What we suspect this will all boil down to is;
(i) how important portfolio pruning is to a particular patent owner. If you are rigorous in paring down your portfolio in Europe in the later years of a patent’s life then the unitary patent is probably far enough removed from the average user (around 3 validations on average) to make it seem like a fairly poor deal financially even once the geographic increase in protection is taken into account, and
(ii) how widely a given patent owner validates outside of the unitary patent zone. It should be borne in mind that: Spain, Italy (currently), Poland, Croatia, Albania, Macedonia, Iceland, Lichtenstein, Monaco, Norway, San Marino, Serbia, Switzerland and Turkey are not part of the unitary patent. If a patent owner is interested in one or two of these countries plus one or two of the unitary patent states only then the unitary patent route is probably not going to be that attractive.
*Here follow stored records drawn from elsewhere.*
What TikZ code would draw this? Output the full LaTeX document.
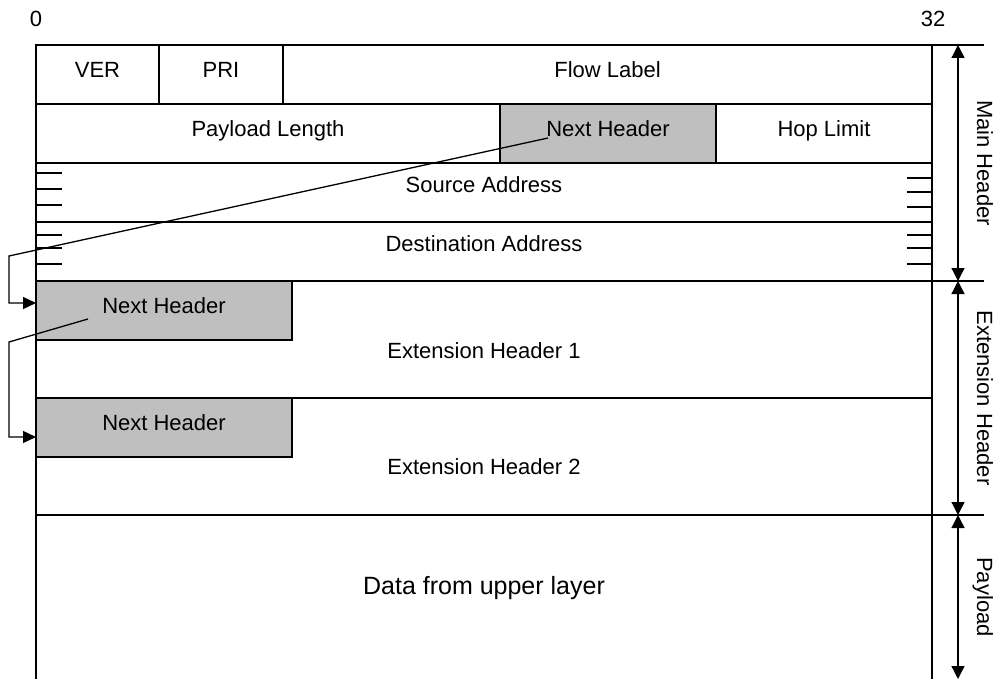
\documentclass[tikz,border=0pt]{standalone}
\usepackage{fontspec}
\setmainfont{Liberation Sans}
\usetikzlibrary{arrows.meta}
\begin{document}
\begin{tikzpicture}[x=1pt, y=-1pt, line width=1.3pt,
  txt/.style={font=\fontsize{22}{26}\selectfont, inner sep=0pt},
  cell/.style={draw, rectangle, inner sep=0pt, outer sep=0pt,
    font=\fontsize{22}{26}\selectfont, text height=16pt, text depth=10pt,
    minimum height=59pt},
  mid/.style={text height=16pt, text depth=16pt},
  shaded/.style={cell, fill=black!25},
  tip/.style={-{Triangle[length=13pt,width=12pt]}},
  span/.style={{Triangle[length=13pt,width=13pt]}-{Triangle[length=13pt,width=13pt]}}]
\useasboundingbox (0,0) rectangle (1000,679);

% bit scale
\node[txt, anchor=base] (b0)  at (36,27)  {0};
\node[txt, anchor=base] (b32) at (933,27) {32};

% main header, row 1
\node[cell, minimum width=123pt] (ver)  at (97.5,74.5)  {VER};
\node[cell, minimum width=124pt] (pri)  at (221,74.5)   {PRI};
\node[cell, minimum width=649pt] (flow) at (607.5,74.5) {Flow Label};
% row 2
\node[cell, minimum width=464pt] (plen) at (268,133.5) {Payload Length};
\node[shaded, minimum width=216pt] (nh0) at (608,133.5) {Next Header};
\node[cell, minimum width=216pt] (hop)  at (824,133.5) {Hop Limit};
% addresses
\node[cell, mid, minimum width=896pt] (src) at (484,192.5) {Source Address};
\node[cell, mid, minimum width=896pt] (dst) at (484,251.5) {Destination Address};

% extension headers
\node[cell, minimum width=896pt, minimum height=117pt] (ext1) at (484,339.5) {};
\node[cell, minimum width=896pt, minimum height=117pt] (ext2) at (484,456.5) {};
\node[shaded, minimum width=256pt] (nh1) at (164,310.5) {Next Header};
\node[shaded, minimum width=256pt] (nh2) at (164,427.5) {Next Header};
\node[txt, anchor=base] (ext1lbl) at (484,358) {Extension Header 1};
\node[txt, anchor=base] (ext2lbl) at (484,474) {Extension Header 2};

% payload area (open at the bottom)
\draw (ext2.south west) -- (36,679);
\draw (ext2.south east) -- (932,679);
\node[font=\fontsize{25}{30}\selectfont, inner sep=0pt, anchor=base] (data) at (484,594) {Data from upper layer};

% continuation ticks on the address rows
\foreach \y in {173,189,205,235,248,264} \draw (36,\y) -- (62,\y);
\foreach \y in {178,192,207,235,248,264} \draw (907,\y) -- (932,\y);

% next-header chain
\coordinate (k1) at (9,256);
\coordinate (k2) at (9,342);
\draw[tip] ([shift={(-60,4.5)}]nh0.center) -- (k1) |- ([yshift=7.5pt]nh1.west);
\draw[tip] ([shift={(-76,8.5)}]nh1.center) -- (k2) |- ([yshift=-9.5pt]nh2.west);

% section extents
\draw (flow.north east) -- (984,45);
\draw (dst.south east) -- (984,281);
\draw (ext2.south east) -- (984,515);
\coordinate (s0) at (958,45);
\coordinate (s1) at (958,281);
\coordinate (s2) at (958,515);
\coordinate (s3) at (958,679);
\draw[span] (s0) -- (s1);
\draw[span] (s1) -- (s2);
\draw[span] (s2) -- (s3);
\node[txt, rotate=-90, anchor=base] (lmain) at (977,163) {Main Header};
\node[txt, rotate=-90, anchor=base] (lext)  at (977,398) {Extension Header};
\node[txt, rotate=-90, anchor=base] (lpay)  at (977,597) {Payload};
\end{tikzpicture}
\end{document}
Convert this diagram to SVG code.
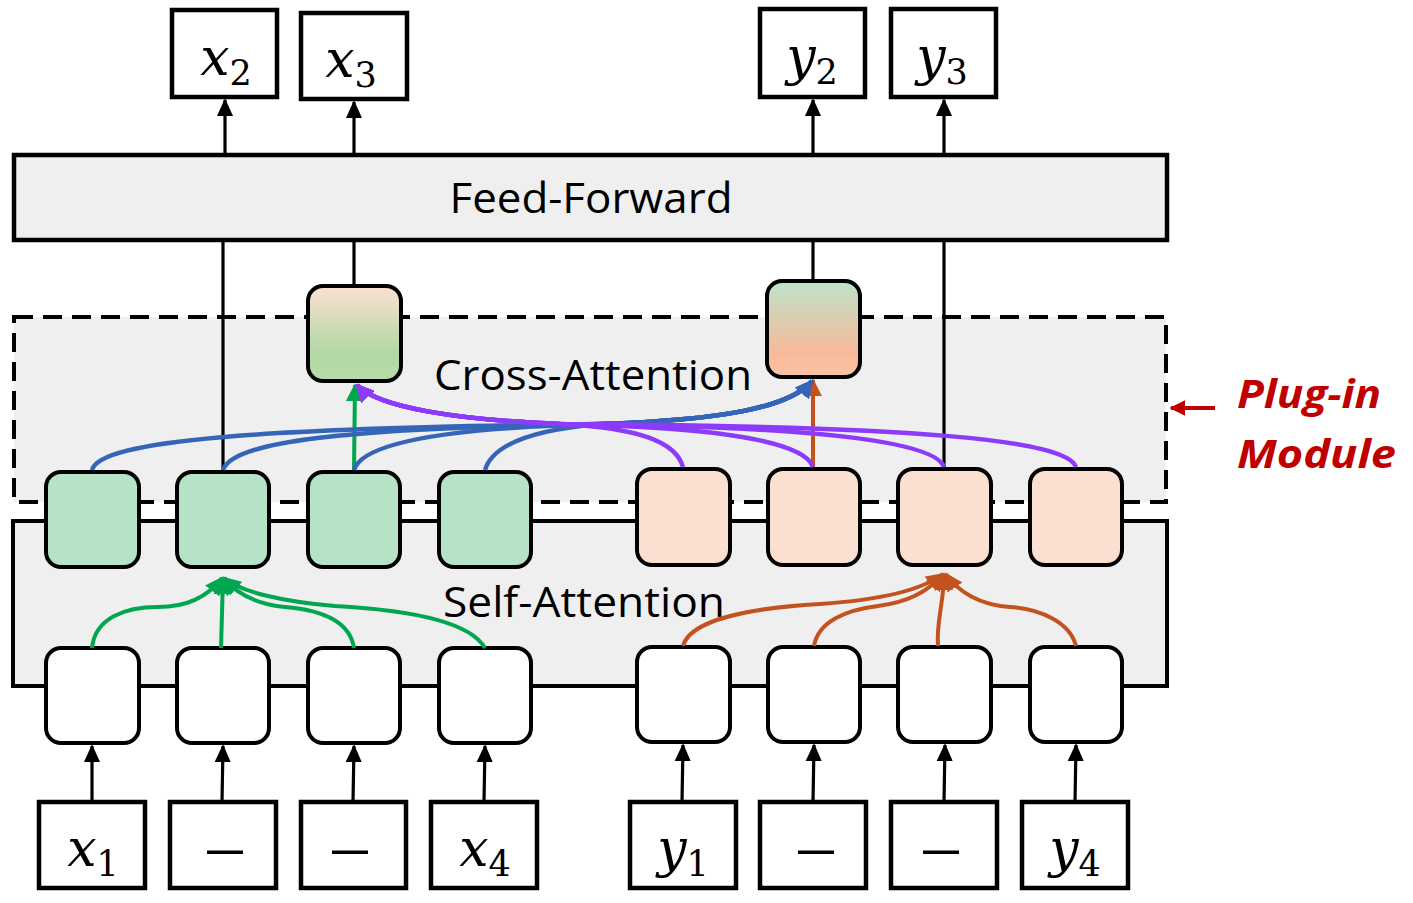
<svg xmlns="http://www.w3.org/2000/svg" width="1413" height="903" viewBox="0 0 1413 903">
<defs>
<style>
.box{fill:#fff;stroke:#000;stroke-width:4.5}
.rnode{stroke:#000;stroke-width:4;rx:15;ry:15}
.wn{fill:#fff}
.gn{fill:#b6e3c6}
.pn{fill:#fbe0d2}
.ln{stroke:#000;stroke-width:3.2;fill:none}
.lbl{font-family:"Open Sans","Liberation Sans",sans-serif;font-size:42px;fill:#000}
.math{font-family:"DejaVu Serif","Liberation Serif",serif;font-style:italic;font-size:52px;fill:#000}
.sub{font-family:"DejaVu Serif","Liberation Serif",serif;font-style:normal;font-size:35px}
.dash{font-family:"Liberation Serif",serif;font-size:70px;fill:#000}
.g{stroke:#00a650;stroke-width:4;fill:none}
.o{stroke:#c4521e;stroke-width:4;fill:none}
.b{stroke:#3565b8;stroke-width:4.5;fill:none}
.p{stroke:#8c3bfa;stroke-width:4.5;fill:none}
</style>
<linearGradient id="gx" x1="0" y1="0" x2="0" y2="1">
<stop offset="0" stop-color="#fbe1d3"/>
<stop offset="0.7" stop-color="#b3d8a4"/>
<stop offset="1" stop-color="#b8dcaa"/>
</linearGradient>
<linearGradient id="gy" x1="0" y1="0" x2="0" y2="1">
<stop offset="0" stop-color="#bce4c9"/>
<stop offset="0.75" stop-color="#f8b99a"/>
<stop offset="1" stop-color="#f9c3a6"/>
</linearGradient>
<marker id="ak" viewBox="0 0 10 10" refX="9" refY="5" markerWidth="18" markerHeight="18" markerUnits="userSpaceOnUse" orient="auto"><path d="M0,0.5 L10,5 L0,9.5 z" fill="#000"/></marker>
<marker id="ag" viewBox="0 0 10 10" refX="9" refY="5" markerWidth="18" markerHeight="18" markerUnits="userSpaceOnUse" orient="auto"><path d="M0,0 L10,5 L0,10 z" fill="#00a650"/></marker>
<marker id="ao" viewBox="0 0 10 10" refX="9" refY="5" markerWidth="18" markerHeight="18" markerUnits="userSpaceOnUse" orient="auto"><path d="M0,0 L10,5 L0,10 z" fill="#c4521e"/></marker>
<marker id="ab" viewBox="0 0 10 10" refX="9" refY="5" markerWidth="18" markerHeight="18" markerUnits="userSpaceOnUse" orient="auto"><path d="M0,0 L10,5 L0,10 z" fill="#3565b8"/></marker>
<marker id="ap" viewBox="0 0 10 10" refX="9" refY="5" markerWidth="18" markerHeight="18" markerUnits="userSpaceOnUse" orient="auto"><path d="M0,0 L10,5 L0,10 z" fill="#8c3bfa"/></marker>
<marker id="ar" viewBox="0 0 10 10" refX="9" refY="5" markerWidth="16" markerHeight="16" markerUnits="userSpaceOnUse" orient="auto"><path d="M0,0 L10,5 L0,10 z" fill="#c00000"/></marker>
</defs>
<rect width="1413" height="903" fill="#fff"/>

<!-- layer regions -->
<g id="plugin-module">
<rect x="14" y="317" width="1152" height="185" fill="#efefef" stroke="#000" stroke-width="4" stroke-dasharray="19 10"/>
</g>
<g id="self-attention">
<rect x="13" y="521" width="1154" height="165" fill="#efefef" stroke="#000" stroke-width="4"/>
<text class="lbl" x="584" y="617" text-anchor="middle" textLength="282" lengthAdjust="spacingAndGlyphs">Self-Attention</text>
</g>
<g id="feed-forward">
<rect x="14" y="155" width="1153" height="85" fill="#efefef" stroke="#000" stroke-width="4.5"/>
<text class="lbl" x="591" y="213" text-anchor="middle" textLength="283" lengthAdjust="spacingAndGlyphs">Feed-Forward</text>
</g>
<text class="lbl" x="593" y="390" text-anchor="middle" textLength="318" lengthAdjust="spacingAndGlyphs">Cross-Attention</text>

<!-- connectors -->
<g id="connectors">
<line class="ln" x1="225" y1="155" x2="225" y2="100" marker-end="url(#ak)"/>
<line class="ln" x1="354" y1="155" x2="354" y2="102" marker-end="url(#ak)"/>
<line class="ln" x1="813" y1="155" x2="813" y2="100" marker-end="url(#ak)"/>
<line class="ln" x1="944" y1="155" x2="944" y2="100" marker-end="url(#ak)"/>
<line class="ln" x1="223" y1="240" x2="223" y2="472"/>
<line class="ln" x1="354" y1="240" x2="354" y2="287"/>
<line class="ln" x1="813" y1="240" x2="813" y2="282"/>
<line class="ln" x1="944" y1="240" x2="944" y2="470"/>
<line class="ln" x1="92" y1="802" x2="92" y2="746" marker-end="url(#ak)"/>
<line class="ln" x1="222" y1="802" x2="223" y2="746" marker-end="url(#ak)"/>
<line class="ln" x1="353" y1="802" x2="354" y2="746" marker-end="url(#ak)"/>
<line class="ln" x1="484" y1="802" x2="485" y2="746" marker-end="url(#ak)"/>
<line class="ln" x1="682" y1="802" x2="683" y2="745" marker-end="url(#ak)"/>
<line class="ln" x1="813" y1="802" x2="814" y2="745" marker-end="url(#ak)"/>
<line class="ln" x1="944" y1="802" x2="945" y2="745" marker-end="url(#ak)"/>
<line class="ln" x1="1075" y1="802" x2="1076" y2="745" marker-end="url(#ak)"/>
<line x1="1215" y1="408" x2="1171" y2="408" stroke="#c00000" stroke-width="4" marker-end="url(#ar)"/>
</g>

<!-- nodes -->
<g id="out-x2"><rect class="box" x="172" y="10" width="105" height="87"/><text class="math" x="226" y="75" text-anchor="middle">x<tspan class="sub" dy="10">2</tspan></text></g>
<g id="out-x3"><rect class="box" x="301" y="13" width="106" height="86"/><text class="math" x="351" y="77" text-anchor="middle">x<tspan class="sub" dy="10">3</tspan></text></g>
<g id="out-y2"><rect class="box" x="760" y="9" width="105" height="88"/><text class="math" x="812" y="74" text-anchor="middle">y<tspan class="sub" dy="10">2</tspan></text></g>
<g id="out-y3"><rect class="box" x="891" y="9" width="105" height="88"/><text class="math" x="942" y="74" text-anchor="middle">y<tspan class="sub" dy="10">3</tspan></text></g>

<g id="cross-x"><rect class="rnode" x="308" y="286" width="93" height="95" fill="url(#gx)"/></g>
<g id="cross-y"><rect class="rnode" x="767" y="281" width="93" height="96" fill="url(#gy)"/></g>

<g id="h-x1"><rect class="rnode gn" x="46" y="472" width="93" height="95"/></g>
<g id="h-x2"><rect class="rnode gn" x="177" y="472" width="92" height="95"/></g>
<g id="h-x3"><rect class="rnode gn" x="308" y="472" width="92" height="95"/></g>
<g id="h-x4"><rect class="rnode gn" x="439" y="472" width="92" height="95"/></g>
<g id="h-y1"><rect class="rnode pn" x="637" y="469" width="93" height="96"/></g>
<g id="h-y2"><rect class="rnode pn" x="768" y="469" width="92" height="96"/></g>
<g id="h-y3"><rect class="rnode pn" x="898" y="469" width="93" height="96"/></g>
<g id="h-y4"><rect class="rnode pn" x="1030" y="469" width="92" height="96"/></g>

<g id="e-x1"><rect class="rnode wn" x="46" y="648" width="93" height="95"/></g>
<g id="e-x2"><rect class="rnode wn" x="177" y="648" width="92" height="95"/></g>
<g id="e-x3"><rect class="rnode wn" x="308" y="648" width="92" height="95"/></g>
<g id="e-x4"><rect class="rnode wn" x="439" y="648" width="92" height="95"/></g>
<g id="e-y1"><rect class="rnode wn" x="637" y="647" width="93" height="95"/></g>
<g id="e-y2"><rect class="rnode wn" x="768" y="647" width="92" height="95"/></g>
<g id="e-y3"><rect class="rnode wn" x="898" y="647" width="93" height="95"/></g>
<g id="e-y4"><rect class="rnode wn" x="1030" y="647" width="92" height="95"/></g>

<g id="in-x1"><rect class="box" x="39" y="802" width="106" height="86"/><text class="math" x="93" y="866" text-anchor="middle">x<tspan class="sub" dy="10">1</tspan></text></g>
<g id="in-m1"><rect class="box" x="170" y="802" width="106" height="86"/><text class="dash" x="225" y="869" text-anchor="middle">–</text></g>
<g id="in-m2"><rect class="box" x="301" y="802" width="105" height="86"/><text class="dash" x="350" y="869" text-anchor="middle">–</text></g>
<g id="in-x4"><rect class="box" x="431" y="802" width="106" height="86"/><text class="math" x="485" y="866" text-anchor="middle">x<tspan class="sub" dy="10">4</tspan></text></g>
<g id="in-y1"><rect class="box" x="630" y="802" width="106" height="86"/><text class="math" x="683" y="866" text-anchor="middle">y<tspan class="sub" dy="10">1</tspan></text></g>
<g id="in-m3"><rect class="box" x="760" y="802" width="106" height="86"/><text class="dash" x="816" y="869" text-anchor="middle">–</text></g>
<g id="in-m4"><rect class="box" x="891" y="802" width="106" height="86"/><text class="dash" x="941" y="869" text-anchor="middle">–</text></g>
<g id="in-y4"><rect class="box" x="1022" y="802" width="106" height="86"/><text class="math" x="1075" y="866" text-anchor="middle">y<tspan class="sub" dy="10">4</tspan></text></g>

<!-- attention curves -->
<g id="attention-connectors">
<path class="g" d="M92,648 C95,618 125,607 158,607 C190,607 210,594 222,578" marker-end="url(#ag)"/>
<path class="g" d="M221,648 L223,578" marker-end="url(#ag)"/>
<path class="g" d="M354,648 C350,622 322,610 285,607 C255,604 235,592 224,578" marker-end="url(#ag)"/>
<path class="g" d="M485,648 C470,622 410,610 335,606 C285,602 240,592 224,578" marker-end="url(#ag)"/>

<path class="o" d="M683,646 C690,620 750,608 820,604 C880,600 922,590 943,574" marker-end="url(#ao)"/>
<path class="o" d="M814,646 C818,622 845,610 878,606 C910,602 930,590 943,574" marker-end="url(#ao)"/>
<path class="o" d="M938,646 C936,622 944,602 944,574" marker-end="url(#ao)"/>
<path class="o" d="M1076,646 C1070,622 1040,609 1010,607 C980,605 958,592 946,574" marker-end="url(#ao)"/>

<path class="g" d="M354,470 L355,385" marker-end="url(#ag)"/>
<path class="o" d="M813,467 L813,380" marker-end="url(#ao)"/>

<path class="b" d="M92,470 C100,440 260,428 600,424 C720,420 790,408 812,381" marker-end="url(#ab)"/>
<path class="b" d="M223,470 C232,442 340,428 600,424 C720,420 790,408 812,381" marker-end="url(#ab)"/>
<path class="b" d="M354,470 C362,444 440,428 600,424 C720,420 790,408 812,381" marker-end="url(#ab)"/>
<path class="b" d="M485,470 C492,446 530,430 600,424 C720,420 790,408 812,381" marker-end="url(#ab)"/>

<path class="p" d="M683,467 C676,442 640,428 560,424 C460,420 378,408 357,385" marker-end="url(#ap)"/>
<path class="p" d="M813,467 C805,442 720,427 560,424 C460,420 378,408 357,385" marker-end="url(#ap)"/>
<path class="p" d="M944,467 C935,442 820,426 560,424 C460,420 378,408 357,385" marker-end="url(#ap)"/>
<path class="p" d="M1076,467 C1066,440 920,426 560,424 C460,420 378,408 357,385" marker-end="url(#ap)"/>
</g>

<g id="plugin-label">
<text x="1237" y="408" font-family="Open Sans, Liberation Sans, sans-serif" font-weight="bold" font-style="italic" font-size="40" fill="#c00000" textLength="144" lengthAdjust="spacingAndGlyphs">Plug-in</text>
<text x="1237" y="468" font-family="Open Sans, Liberation Sans, sans-serif" font-weight="bold" font-style="italic" font-size="40" fill="#c00000" textLength="159" lengthAdjust="spacingAndGlyphs">Module</text>
</g>
</svg>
About a year ago IPcopy speculated what the renewal fees might look like. As part of this we wondered whether the unitary patent renewal fees would offer value for money compared to China and the US. Figure 3 below shows trace lines from Figure 2 and adds in the renewal fees for China and the US for comparison.
So, China and the US still look pretty attractive options compared to the unitary patent, especially in later years…..
Mark Richardson 17 March 2015
* A quick note on the graphs from ipcopylaurence:
“Regarding the British pound and Swedish krona conversion to Euros, the rates used were 0.8 GBP and 9.1 SKR to 1 EUR respectively and rounded to the nearest 5 EUR (in order to get the 10 to 20 year renewal fees to match the TOP4 and TOP5 fees from the EPO). These rates appear to be more favourable to applicants, in particular for GBP which at time of writing stands at 0.71 GBP to 1 EUR.
We also understand that presenting the fees as continuously increasing over the 20 year period is incorrect, and that strictly speaking, they step change every year. However, ipcopymark, despite my protestations, felt that the step change wasn’t as aesthetically pleasing as the factually incorrect continuous versions used in this article.”